ALBUM REVIEW: Silverstein – Redux II

Release Date: November 20th 2020
Label: NSEW Recordings


There are lots of memories to cherish from being an alternative “emo” kid in the ’00s, from selecting the perfect top eight and profile song for MySpace to sweeping side fringes, Criminal Damage skinny jeans and obscene amounts of eyeliner. If any of these sound familiar, then it’s likely that Silverstein do too.

The post-hardcore Canadian five-piece were part of an intricate soundtrack of “screamo” bands that supported the teenage years of many during the mid-00s. With the release of their debut album ‘When Broken Is Easily Fixed’ in 2003, Silverstein quickly cemented themselves among the likes of From First To Last, Hawthorne Heights, and Senses Fail as a firm fan favourite.

Many (many, many) years later, Silverstein are now releasing ‘Redux II’, the second of a two-part release. Following on from 2019’s ‘Redux: The First Ten Years’, the album features reimagined recordings of twelve tracks from the band’s back-catalogue. Much like the second disc of a two-part compilation album, ‘Redux II’ doesn’t necessarily feature the band’s biggest and most acclaimed hits, but it does a fine job of bringing some of their more understated songs to life.

For those of us who only dabbled in the world of Silverstein back in the day, opener ‘My Disaster (2.0)’ sounds exactly as one would expect a Silverstein track to sound; high-octane, sentimental (perhaps a little over-sentimental at times) and raw.

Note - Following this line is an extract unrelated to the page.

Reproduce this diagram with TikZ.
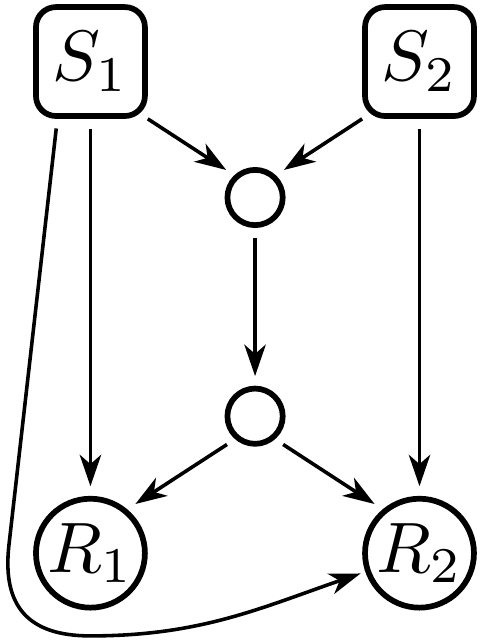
\documentclass[tikz,border=0pt]{standalone}
\usepackage{tikz}
\usetikzlibrary{arrows.meta}
\newcommand{\nodeline}{0.8pt}
\newcommand{\arrowgap}{1.35pt}
\tikzset{
  source/.style={draw, line width=\nodeline, rounded corners=2.8pt, minimum size=0.536cm, inner sep=0pt},
  sink/.style={draw, circle, line width=\nodeline, minimum size=0.536cm, inner sep=0pt},
  hub/.style={draw, circle, line width=\nodeline, minimum size=0.272cm, inner sep=0pt},
  link/.style={-{Stealth[length=4.4pt, width=3pt, inset=1.3pt]}, line width=0.5pt, shorten >=\arrowgap}
}

\begin{document}
\begin{tikzpicture}
\useasboundingbox (-0.445, 0.3026) rectangle (1.995, -2.856);
\node[source] (S1) at (0.0, 0.0) {$S_1$};
\node[source] (S2) at (1.619, 0.0) {$S_2$};
\node[hub] (m1) at (0.81, -0.669) {};
\node[hub] (m2) at (0.81, -1.745) {};
\node[sink] (R1) at (0.0, -2.419) {$R_1$};
\node[sink] (R2) at (1.619, -2.419) {$R_2$};
\coordinate (bend1) at (-0.401, -2.379);
\coordinate (bend2) at (0.0, -2.826);
%straight down
\draw[link, shorten <=\arrowgap] (S1.south) -- (R1.north);
\draw[link, shorten <=\arrowgap] (S2.south) -- (R2.north);
\draw[link, shorten <=\arrowgap] (m1.south) -- (m2.north);
%into the upper hub
\draw[link] (S1.south east) -- (m1.133);
\draw[link] (S2.south west) -- (m1.47);
%out of the lower hub
\draw[link, shorten <=\arrowgap] (m2.-131) -- (R1.50);
\draw[link, shorten <=\arrowgap] (m2.-49) -- (R2.130);
%long way round
\draw[link, shorten <=\arrowgap, shorten >=0.7pt] (S1.-120) -- (bend1) to[out=-96.5, in=180, looseness=1.3] (bend2) to[out=0, in=199] (R2);
\end{tikzpicture}
\end{document}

Their ability to sound skilfully polished and yet completely unfiltered at the same time hasn’t wavered, from the guttural vocals of the extended ‘World On Fire’ to the gut-wrenchingly angsty ‘The Ides Of March’, these tracks really are a trip down memory lane.

There are some genuinely reimagined tracks on ‘Redux II’, including the acoustic version of ‘California’ and refreshed ‘On Major Mountains We Conquer’. However, there’s also an awful lot about Silverstein‘s new recordings that sound, well, pretty much the same. It’s overwhelmingly nostalgic, which feels like a much-needed hug from an old friend right now, but ultimately it doesn’t offer much in the way of Silverstein reclaiming their former stature within the scene of today.

It might not bring Silverstein back into the big leagues, but fans, particularly older ones, will undoubtedly enjoy hearing new life being breathed into one of their favourite coming-of-age bands.